**Given information**.
—————
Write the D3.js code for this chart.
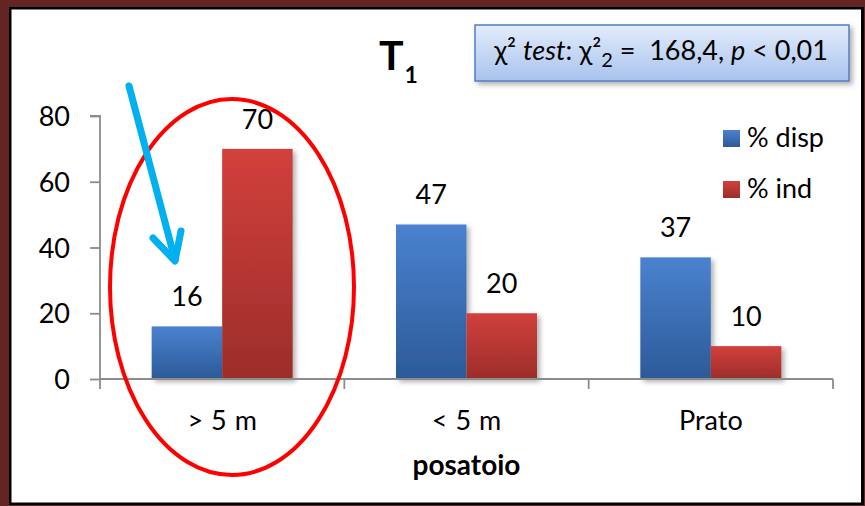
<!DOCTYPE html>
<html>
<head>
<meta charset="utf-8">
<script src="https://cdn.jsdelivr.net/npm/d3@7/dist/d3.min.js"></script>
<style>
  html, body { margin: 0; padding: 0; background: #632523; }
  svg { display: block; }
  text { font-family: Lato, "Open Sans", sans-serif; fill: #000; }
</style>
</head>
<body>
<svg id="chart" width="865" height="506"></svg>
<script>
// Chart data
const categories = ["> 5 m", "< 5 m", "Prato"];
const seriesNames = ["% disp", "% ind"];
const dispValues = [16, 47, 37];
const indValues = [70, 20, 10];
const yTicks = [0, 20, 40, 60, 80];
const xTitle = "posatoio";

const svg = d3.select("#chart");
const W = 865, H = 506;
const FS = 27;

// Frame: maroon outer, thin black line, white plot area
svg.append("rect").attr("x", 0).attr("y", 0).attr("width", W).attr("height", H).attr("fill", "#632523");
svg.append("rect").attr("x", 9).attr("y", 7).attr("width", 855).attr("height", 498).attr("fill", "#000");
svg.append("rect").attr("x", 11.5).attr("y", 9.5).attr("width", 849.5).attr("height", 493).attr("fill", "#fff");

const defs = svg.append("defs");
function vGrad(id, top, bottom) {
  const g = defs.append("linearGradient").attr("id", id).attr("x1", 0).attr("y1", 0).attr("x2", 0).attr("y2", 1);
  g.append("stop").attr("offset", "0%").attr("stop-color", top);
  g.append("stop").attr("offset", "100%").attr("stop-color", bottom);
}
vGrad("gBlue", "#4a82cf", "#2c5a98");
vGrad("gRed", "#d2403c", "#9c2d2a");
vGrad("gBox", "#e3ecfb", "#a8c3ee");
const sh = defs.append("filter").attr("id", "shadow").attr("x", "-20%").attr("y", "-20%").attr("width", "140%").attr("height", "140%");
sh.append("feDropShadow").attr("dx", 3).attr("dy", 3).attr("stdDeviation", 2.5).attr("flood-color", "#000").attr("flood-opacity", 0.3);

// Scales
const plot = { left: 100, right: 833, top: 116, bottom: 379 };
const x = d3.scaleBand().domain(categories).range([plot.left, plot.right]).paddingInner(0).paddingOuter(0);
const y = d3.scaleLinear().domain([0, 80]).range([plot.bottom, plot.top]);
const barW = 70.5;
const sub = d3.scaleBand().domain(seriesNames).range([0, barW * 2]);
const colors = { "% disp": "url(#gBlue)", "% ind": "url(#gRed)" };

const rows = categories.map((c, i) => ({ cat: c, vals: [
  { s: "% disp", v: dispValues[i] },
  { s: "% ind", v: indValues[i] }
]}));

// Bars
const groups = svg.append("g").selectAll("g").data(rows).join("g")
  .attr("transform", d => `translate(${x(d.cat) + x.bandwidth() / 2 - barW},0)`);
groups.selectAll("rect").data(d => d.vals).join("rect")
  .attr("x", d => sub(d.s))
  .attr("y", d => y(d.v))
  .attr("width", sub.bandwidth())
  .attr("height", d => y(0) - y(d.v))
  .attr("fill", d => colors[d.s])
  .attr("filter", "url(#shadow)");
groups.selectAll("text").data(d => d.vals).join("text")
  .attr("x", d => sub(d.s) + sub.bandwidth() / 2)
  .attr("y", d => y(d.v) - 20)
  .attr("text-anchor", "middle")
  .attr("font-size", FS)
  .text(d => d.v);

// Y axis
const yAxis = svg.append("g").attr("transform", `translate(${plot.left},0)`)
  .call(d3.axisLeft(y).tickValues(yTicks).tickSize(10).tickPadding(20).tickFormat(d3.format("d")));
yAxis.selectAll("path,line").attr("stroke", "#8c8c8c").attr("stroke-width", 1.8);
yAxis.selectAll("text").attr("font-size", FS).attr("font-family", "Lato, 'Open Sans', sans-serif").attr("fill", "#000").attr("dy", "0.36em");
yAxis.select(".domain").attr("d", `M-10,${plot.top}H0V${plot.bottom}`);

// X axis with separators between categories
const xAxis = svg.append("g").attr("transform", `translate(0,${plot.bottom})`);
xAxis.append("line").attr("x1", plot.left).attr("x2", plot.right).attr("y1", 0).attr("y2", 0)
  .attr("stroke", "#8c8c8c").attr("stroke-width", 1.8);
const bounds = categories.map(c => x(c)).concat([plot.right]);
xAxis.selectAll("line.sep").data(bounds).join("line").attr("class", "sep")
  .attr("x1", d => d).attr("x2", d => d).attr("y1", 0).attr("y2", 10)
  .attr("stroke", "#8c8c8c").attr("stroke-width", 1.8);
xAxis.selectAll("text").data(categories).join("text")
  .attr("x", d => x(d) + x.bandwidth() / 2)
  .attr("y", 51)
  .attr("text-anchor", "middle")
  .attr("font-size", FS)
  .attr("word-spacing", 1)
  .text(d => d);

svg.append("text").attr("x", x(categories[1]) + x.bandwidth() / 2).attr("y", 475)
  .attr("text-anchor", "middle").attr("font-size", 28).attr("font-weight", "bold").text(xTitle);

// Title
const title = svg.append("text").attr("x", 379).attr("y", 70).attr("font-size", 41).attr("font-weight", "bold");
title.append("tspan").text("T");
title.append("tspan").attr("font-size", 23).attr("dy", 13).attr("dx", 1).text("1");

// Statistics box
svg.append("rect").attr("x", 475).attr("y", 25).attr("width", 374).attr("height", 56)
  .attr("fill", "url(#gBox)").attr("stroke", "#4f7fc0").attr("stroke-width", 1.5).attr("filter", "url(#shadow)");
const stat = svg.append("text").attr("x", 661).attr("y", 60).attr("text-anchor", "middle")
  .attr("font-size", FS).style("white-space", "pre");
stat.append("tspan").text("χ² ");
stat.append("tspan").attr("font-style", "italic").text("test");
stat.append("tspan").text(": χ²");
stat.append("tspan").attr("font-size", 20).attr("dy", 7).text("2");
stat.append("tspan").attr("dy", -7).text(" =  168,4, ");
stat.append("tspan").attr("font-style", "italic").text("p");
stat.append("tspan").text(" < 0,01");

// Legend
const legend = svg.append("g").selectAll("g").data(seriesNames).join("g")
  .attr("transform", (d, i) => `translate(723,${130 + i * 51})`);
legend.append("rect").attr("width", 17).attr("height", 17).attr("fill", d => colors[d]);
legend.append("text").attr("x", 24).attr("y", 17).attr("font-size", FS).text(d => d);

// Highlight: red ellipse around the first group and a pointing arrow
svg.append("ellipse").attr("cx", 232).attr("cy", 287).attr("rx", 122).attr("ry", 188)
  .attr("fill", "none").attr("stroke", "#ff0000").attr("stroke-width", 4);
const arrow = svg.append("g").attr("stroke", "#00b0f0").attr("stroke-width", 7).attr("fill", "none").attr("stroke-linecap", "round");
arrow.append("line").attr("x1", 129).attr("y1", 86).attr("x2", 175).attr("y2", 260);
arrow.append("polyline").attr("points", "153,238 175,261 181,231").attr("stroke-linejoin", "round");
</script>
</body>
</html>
—————
**What is being asked**. Using the material above, set down every line exactly, but skip the pictures.

**The solution**.
Write the D3.js code for this chart.
<!DOCTYPE html>
<html>
<head>
<meta charset="utf-8">
<script src="https://cdn.jsdelivr.net/npm/d3@7/dist/d3.min.js"></script>
<style>
  html, body { margin: 0; padding: 0; background: #632523; }
  svg { display: block; }
  text { font-family: Lato, "Open Sans", sans-serif; fill: #000; }
</style>
</head>
<body>
<svg id="chart" width="865" height="506"></svg>
<script>
// Chart data
const categories = ["> 5 m", "< 5 m", "Prato"];
const seriesNames = ["% disp", "% ind"];
const dispValues = [16, 47, 37];
const indValues = [70, 20, 10];
const yTicks = [0, 20, 40, 60, 80];
const xTitle = "posatoio";

const svg = d3.select("#chart");
const W = 865, H = 506;
const FS = 27;

// Frame: maroon outer, thin black line, white plot area
svg.append("rect").attr("x", 0).attr("y", 0).attr("width", W).attr("height", H).attr("fill", "#632523");
svg.append("rect").attr("x", 9).attr("y", 7).attr("width", 855).attr("height", 498).attr("fill", "#000");
svg.append("rect").attr("x", 11.5).attr("y", 9.5).attr("width", 849.5).attr("height", 493).attr("fill", "#fff");

const defs = svg.append("defs");
function vGrad(id, top, bottom) {
  const g = defs.append("linearGradient").attr("id", id).attr("x1", 0).attr("y1", 0).attr("x2", 0).attr("y2", 1);
  g.append("stop").attr("offset", "0%").attr("stop-color", top);
  g.append("stop").attr("offset", "100%").attr("stop-color", bottom);
}
vGrad("gBlue", "#4a82cf", "#2c5a98");
vGrad("gRed", "#d2403c", "#9c2d2a");
vGrad("gBox", "#e3ecfb", "#a8c3ee");
const sh = defs.append("filter").attr("id", "shadow").attr("x", "-20%").attr("y", "-20%").attr("width", "140%").attr("height", "140%");
sh.append("feDropShadow").attr("dx", 3).attr("dy", 3).attr("stdDeviation", 2.5).attr("flood-color", "#000").attr("flood-opacity", 0.3);

// Scales
const plot = { left: 100, right: 833, top: 116, bottom: 379 };
const x = d3.scaleBand().domain(categories).range([plot.left, plot.right]).paddingInner(0).paddingOuter(0);
const y = d3.scaleLinear().domain([0, 80]).range([plot.bottom, plot.top]);
const barW = 70.5;
const sub = d3.scaleBand().domain(seriesNames).range([0, barW * 2]);
const colors = { "% disp": "url(#gBlue)", "% ind": "url(#gRed)" };

const rows = categories.map((c, i) => ({ cat: c, vals: [
  { s: "% disp", v: dispValues[i] },
  { s: "% ind", v: indValues[i] }
]}));

// Bars
const groups = svg.append("g").selectAll("g").data(rows).join("g")
  .attr("transform", d => `translate(${x(d.cat) + x.bandwidth() / 2 - barW},0)`);
groups.selectAll("rect").data(d => d.vals).join("rect")
  .attr("x", d => sub(d.s))
  .attr("y", d => y(d.v))
  .attr("width", sub.bandwidth())
  .attr("height", d => y(0) - y(d.v))
  .attr("fill", d => colors[d.s])
  .attr("filter", "url(#shadow)");
groups.selectAll("text").data(d => d.vals).join("text")
  .attr("x", d => sub(d.s) + sub.bandwidth() / 2)
  .attr("y", d => y(d.v) - 20)
  .attr("text-anchor", "middle")
  .attr("font-size", FS)
  .text(d => d.v);

// Y axis
const yAxis = svg.append("g").attr("transform", `translate(${plot.left},0)`)
  .call(d3.axisLeft(y).tickValues(yTicks).tickSize(10).tickPadding(20).tickFormat(d3.format("d")));
yAxis.selectAll("path,line").attr("stroke", "#8c8c8c").attr("stroke-width", 1.8);
yAxis.selectAll("text").attr("font-size", FS).attr("font-family", "Lato, 'Open Sans', sans-serif").attr("fill", "#000").attr("dy", "0.36em");
yAxis.select(".domain").attr("d", `M-10,${plot.top}H0V${plot.bottom}`);

// X axis with separators between categories
const xAxis = svg.append("g").attr("transform", `translate(0,${plot.bottom})`);
xAxis.append("line").attr("x1", plot.left).attr("x2", plot.right).attr("y1", 0).attr("y2", 0)
  .attr("stroke", "#8c8c8c").attr("stroke-width", 1.8);
const bounds = categories.map(c => x(c)).concat([plot.right]);
xAxis.selectAll("line.sep").data(bounds).join("line").attr("class", "sep")
  .attr("x1", d => d).attr("x2", d => d).attr("y1", 0).attr("y2", 10)
  .attr("stroke", "#8c8c8c").attr("stroke-width", 1.8);
xAxis.selectAll("text").data(categories).join("text")
  .attr("x", d => x(d) + x.bandwidth() / 2)
  .attr("y", 51)
  .attr("text-anchor", "middle")
  .attr("font-size", FS)
  .attr("word-spacing", 1)
  .text(d => d);

svg.append("text").attr("x", x(categories[1]) + x.bandwidth() / 2).attr("y", 475)
  .attr("text-anchor", "middle").attr("font-size", 28).attr("font-weight", "bold").text(xTitle);

// Title
const title = svg.append("text").attr("x", 379).attr("y", 70).attr("font-size", 41).attr("font-weight", "bold");
title.append("tspan").text("T");
title.append("tspan").attr("font-size", 23).attr("dy", 13).attr("dx", 1).text("1");

// Statistics box
svg.append("rect").attr("x", 475).attr("y", 25).attr("width", 374).attr("height", 56)
  .attr("fill", "url(#gBox)").attr("stroke", "#4f7fc0").attr("stroke-width", 1.5).attr("filter", "url(#shadow)");
const stat = svg.append("text").attr("x", 661).attr("y", 60).attr("text-anchor", "middle")
  .attr("font-size", FS).style("white-space", "pre");
stat.append("tspan").text("χ² ");
stat.append("tspan").attr("font-style", "italic").text("test");
stat.append("tspan").text(": χ²");
stat.append("tspan").attr("font-size", 20).attr("dy", 7).text("2");
stat.append("tspan").attr("dy", -7).text(" =  168,4, ");
stat.append("tspan").attr("font-style", "italic").text("p");
stat.append("tspan").text(" < 0,01");

// Legend
const legend = svg.append("g").selectAll("g").data(seriesNames).join("g")
  .attr("transform", (d, i) => `translate(723,${130 + i * 51})`);
legend.append("rect").attr("width", 17).attr("height", 17).attr("fill", d => colors[d]);
legend.append("text").attr("x", 24).attr("y", 17).attr("font-size", FS).text(d => d);

// Highlight: red ellipse around the first group and a pointing arrow
svg.append("ellipse").attr("cx", 232).attr("cy", 287).attr("rx", 122).attr("ry", 188)
  .attr("fill", "none").attr("stroke", "#ff0000").attr("stroke-width", 4);
const arrow = svg.append("g").attr("stroke", "#00b0f0").attr("stroke-width", 7).attr("fill", "none").attr("stroke-linecap", "round");
arrow.append("line").attr("x1", 129).attr("y1", 86).attr("x2", 175).attr("y2", 260);
arrow.append("polyline").attr("points", "153,238 175,261 181,231").attr("stroke-linejoin", "round");
</script>
</body>
</html>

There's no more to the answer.